-- WORK TO BE COMPLETED --
Only a number is wanted: how many lines in these records contain the word "with"?

-- INFORMATION GIVEN --
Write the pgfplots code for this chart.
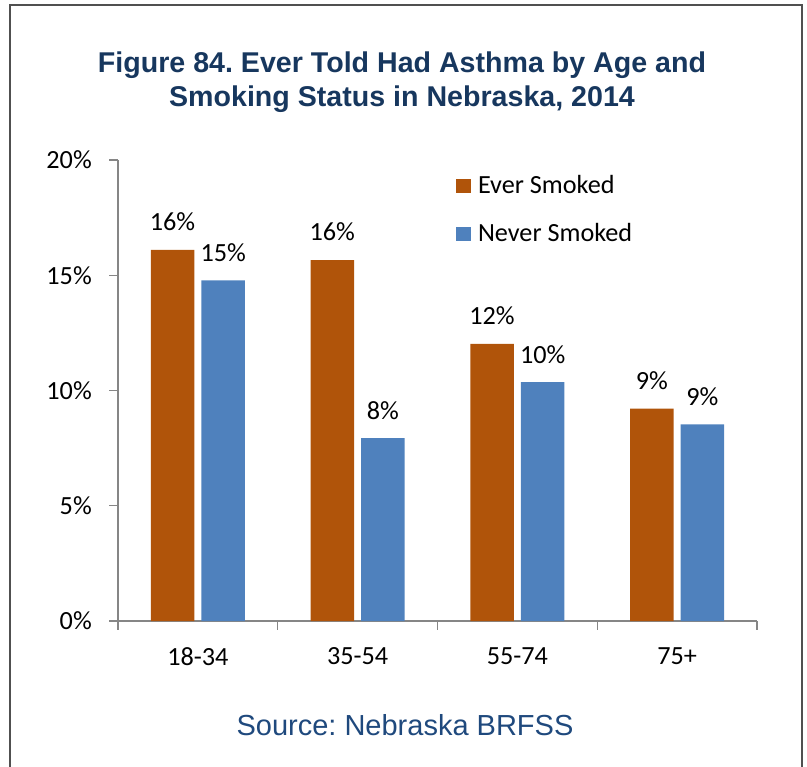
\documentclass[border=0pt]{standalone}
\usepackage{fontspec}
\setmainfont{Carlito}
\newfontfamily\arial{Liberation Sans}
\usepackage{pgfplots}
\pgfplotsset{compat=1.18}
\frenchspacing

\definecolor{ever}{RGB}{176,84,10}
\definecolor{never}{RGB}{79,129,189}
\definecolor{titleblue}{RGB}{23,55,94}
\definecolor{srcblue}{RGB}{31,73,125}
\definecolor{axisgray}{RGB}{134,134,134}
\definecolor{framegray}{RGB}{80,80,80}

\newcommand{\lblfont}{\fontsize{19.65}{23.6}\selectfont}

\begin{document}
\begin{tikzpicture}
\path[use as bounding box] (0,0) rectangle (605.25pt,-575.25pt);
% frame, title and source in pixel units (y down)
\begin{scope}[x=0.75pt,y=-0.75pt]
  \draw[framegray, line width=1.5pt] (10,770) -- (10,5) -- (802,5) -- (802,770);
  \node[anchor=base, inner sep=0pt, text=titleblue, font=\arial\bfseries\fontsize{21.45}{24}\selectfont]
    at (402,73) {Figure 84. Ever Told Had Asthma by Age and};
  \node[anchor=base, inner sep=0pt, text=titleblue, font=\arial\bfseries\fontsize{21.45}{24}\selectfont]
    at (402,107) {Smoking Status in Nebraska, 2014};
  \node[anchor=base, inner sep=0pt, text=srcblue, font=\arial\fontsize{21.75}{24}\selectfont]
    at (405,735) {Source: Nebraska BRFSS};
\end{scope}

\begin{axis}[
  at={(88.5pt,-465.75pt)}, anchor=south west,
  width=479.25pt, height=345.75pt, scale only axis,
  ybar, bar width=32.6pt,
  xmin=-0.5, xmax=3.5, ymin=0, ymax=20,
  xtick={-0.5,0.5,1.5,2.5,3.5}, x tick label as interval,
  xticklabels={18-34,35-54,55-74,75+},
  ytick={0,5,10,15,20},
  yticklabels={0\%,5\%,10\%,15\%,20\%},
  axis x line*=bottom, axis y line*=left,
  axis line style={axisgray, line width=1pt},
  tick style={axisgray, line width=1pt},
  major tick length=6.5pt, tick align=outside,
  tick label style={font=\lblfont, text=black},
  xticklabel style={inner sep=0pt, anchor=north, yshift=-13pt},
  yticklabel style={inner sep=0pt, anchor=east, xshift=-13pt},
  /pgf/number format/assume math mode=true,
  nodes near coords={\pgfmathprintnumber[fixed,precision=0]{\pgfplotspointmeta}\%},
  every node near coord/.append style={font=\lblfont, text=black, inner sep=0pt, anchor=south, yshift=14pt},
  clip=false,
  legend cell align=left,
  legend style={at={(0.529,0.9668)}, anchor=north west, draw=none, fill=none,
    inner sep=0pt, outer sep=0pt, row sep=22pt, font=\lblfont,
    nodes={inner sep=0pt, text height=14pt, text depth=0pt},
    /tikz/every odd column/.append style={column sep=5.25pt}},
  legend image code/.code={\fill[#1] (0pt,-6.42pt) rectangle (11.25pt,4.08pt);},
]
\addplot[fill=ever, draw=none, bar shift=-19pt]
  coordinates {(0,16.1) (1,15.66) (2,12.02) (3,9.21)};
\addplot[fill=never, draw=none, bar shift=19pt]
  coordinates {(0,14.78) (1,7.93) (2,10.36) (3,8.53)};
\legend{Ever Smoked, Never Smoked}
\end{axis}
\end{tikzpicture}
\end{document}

---

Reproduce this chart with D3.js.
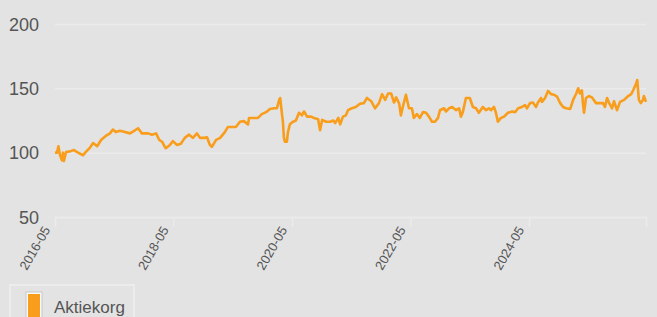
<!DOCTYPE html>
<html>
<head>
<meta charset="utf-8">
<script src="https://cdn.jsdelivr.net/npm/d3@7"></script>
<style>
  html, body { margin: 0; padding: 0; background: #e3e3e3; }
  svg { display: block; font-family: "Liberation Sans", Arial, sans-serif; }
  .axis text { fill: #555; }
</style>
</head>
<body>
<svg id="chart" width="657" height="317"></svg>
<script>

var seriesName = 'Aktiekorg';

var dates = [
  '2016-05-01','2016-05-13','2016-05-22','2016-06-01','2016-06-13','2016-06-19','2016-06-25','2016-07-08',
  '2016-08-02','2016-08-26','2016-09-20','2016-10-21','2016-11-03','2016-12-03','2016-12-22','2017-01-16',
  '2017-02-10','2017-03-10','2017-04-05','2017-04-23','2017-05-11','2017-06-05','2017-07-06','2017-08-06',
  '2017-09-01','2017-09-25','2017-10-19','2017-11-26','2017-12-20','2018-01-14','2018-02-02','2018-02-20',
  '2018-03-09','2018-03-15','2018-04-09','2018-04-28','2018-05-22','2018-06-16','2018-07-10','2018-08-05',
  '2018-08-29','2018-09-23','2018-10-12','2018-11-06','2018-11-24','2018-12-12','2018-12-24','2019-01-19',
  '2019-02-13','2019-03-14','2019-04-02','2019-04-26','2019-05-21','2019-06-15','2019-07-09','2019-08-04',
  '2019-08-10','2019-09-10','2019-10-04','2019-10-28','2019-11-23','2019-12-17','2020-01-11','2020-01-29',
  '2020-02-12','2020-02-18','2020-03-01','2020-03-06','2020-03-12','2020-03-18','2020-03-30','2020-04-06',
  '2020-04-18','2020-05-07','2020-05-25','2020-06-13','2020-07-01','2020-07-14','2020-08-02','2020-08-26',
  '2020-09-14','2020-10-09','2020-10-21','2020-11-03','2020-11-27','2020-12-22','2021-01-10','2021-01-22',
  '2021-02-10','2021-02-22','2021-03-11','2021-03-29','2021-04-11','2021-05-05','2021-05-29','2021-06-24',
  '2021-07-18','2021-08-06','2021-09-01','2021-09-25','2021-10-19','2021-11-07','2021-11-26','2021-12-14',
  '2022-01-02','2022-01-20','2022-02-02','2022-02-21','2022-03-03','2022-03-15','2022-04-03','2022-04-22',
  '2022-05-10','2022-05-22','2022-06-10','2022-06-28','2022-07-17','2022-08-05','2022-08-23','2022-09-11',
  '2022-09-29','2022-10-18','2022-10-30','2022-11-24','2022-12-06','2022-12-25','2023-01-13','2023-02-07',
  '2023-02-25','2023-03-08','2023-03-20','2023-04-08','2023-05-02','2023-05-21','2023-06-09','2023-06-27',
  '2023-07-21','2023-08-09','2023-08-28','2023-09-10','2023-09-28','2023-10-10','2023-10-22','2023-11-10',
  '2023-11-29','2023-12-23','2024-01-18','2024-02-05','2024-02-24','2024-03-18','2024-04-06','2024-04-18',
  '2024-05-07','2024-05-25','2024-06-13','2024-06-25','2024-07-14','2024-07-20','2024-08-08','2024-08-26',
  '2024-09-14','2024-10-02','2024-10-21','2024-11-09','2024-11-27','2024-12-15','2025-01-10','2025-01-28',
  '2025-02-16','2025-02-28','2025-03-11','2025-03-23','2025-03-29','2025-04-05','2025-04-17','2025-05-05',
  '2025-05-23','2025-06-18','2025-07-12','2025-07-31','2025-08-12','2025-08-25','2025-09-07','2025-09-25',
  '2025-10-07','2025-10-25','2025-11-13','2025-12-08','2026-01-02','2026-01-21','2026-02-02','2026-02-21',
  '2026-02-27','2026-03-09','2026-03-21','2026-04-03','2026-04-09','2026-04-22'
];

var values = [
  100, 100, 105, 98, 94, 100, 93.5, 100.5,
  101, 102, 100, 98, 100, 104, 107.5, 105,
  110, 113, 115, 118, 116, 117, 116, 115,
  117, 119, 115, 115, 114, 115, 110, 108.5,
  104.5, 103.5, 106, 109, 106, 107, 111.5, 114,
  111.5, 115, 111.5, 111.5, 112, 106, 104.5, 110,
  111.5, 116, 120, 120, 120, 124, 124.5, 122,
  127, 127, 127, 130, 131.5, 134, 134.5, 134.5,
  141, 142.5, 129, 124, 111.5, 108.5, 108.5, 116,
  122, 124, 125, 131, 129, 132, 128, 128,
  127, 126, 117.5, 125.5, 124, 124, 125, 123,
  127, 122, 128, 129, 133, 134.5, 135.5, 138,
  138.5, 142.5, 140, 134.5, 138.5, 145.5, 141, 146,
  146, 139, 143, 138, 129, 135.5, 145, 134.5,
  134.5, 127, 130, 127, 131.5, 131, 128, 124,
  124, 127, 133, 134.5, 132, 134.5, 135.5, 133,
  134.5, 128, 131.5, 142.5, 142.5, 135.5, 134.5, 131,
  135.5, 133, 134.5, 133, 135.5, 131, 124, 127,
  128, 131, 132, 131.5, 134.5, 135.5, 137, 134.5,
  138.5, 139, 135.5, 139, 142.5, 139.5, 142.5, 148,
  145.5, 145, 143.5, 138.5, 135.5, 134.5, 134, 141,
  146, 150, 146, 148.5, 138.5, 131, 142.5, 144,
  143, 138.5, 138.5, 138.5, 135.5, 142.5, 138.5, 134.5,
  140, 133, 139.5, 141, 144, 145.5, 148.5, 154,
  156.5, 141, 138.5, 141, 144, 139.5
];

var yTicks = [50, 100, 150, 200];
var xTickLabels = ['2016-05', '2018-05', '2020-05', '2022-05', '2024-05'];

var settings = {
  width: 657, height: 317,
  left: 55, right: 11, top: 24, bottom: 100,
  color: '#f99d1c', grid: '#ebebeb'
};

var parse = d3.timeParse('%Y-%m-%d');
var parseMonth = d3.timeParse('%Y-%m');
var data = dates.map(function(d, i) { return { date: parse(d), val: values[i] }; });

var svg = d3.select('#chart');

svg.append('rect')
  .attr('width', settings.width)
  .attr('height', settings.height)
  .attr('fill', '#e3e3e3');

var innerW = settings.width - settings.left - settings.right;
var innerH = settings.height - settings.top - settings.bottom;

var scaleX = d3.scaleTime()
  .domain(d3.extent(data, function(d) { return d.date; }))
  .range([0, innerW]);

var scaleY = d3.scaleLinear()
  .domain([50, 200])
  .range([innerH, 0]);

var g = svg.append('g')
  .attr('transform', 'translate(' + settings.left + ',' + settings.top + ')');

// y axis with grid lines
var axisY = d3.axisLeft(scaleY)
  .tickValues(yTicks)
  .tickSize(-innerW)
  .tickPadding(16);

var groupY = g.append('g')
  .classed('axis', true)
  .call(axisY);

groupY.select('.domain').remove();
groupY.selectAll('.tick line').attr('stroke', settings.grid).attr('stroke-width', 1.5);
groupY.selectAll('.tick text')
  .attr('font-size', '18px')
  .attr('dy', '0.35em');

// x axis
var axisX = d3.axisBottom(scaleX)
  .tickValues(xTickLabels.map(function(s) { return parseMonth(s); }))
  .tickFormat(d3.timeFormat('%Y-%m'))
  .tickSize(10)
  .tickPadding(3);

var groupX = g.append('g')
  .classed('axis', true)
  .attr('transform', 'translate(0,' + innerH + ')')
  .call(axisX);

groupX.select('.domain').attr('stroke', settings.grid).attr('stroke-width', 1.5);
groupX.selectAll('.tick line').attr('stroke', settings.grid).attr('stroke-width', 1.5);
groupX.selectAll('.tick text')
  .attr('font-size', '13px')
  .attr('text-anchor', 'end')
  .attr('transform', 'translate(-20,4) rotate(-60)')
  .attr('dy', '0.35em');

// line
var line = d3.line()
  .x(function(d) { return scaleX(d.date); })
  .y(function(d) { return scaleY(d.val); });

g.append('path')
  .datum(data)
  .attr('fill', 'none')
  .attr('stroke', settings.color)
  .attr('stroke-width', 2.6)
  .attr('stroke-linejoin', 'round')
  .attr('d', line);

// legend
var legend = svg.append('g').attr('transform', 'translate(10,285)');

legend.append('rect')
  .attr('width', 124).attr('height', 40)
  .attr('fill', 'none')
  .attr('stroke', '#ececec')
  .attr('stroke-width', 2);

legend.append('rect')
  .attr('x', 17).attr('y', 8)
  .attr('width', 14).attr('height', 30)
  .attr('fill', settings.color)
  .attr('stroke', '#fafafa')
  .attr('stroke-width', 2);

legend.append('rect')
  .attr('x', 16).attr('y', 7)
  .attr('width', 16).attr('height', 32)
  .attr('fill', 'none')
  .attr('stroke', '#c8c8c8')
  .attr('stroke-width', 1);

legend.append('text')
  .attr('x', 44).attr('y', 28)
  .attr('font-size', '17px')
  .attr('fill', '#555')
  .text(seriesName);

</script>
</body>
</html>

-- OUTPUT OF THE EXERCISE --
2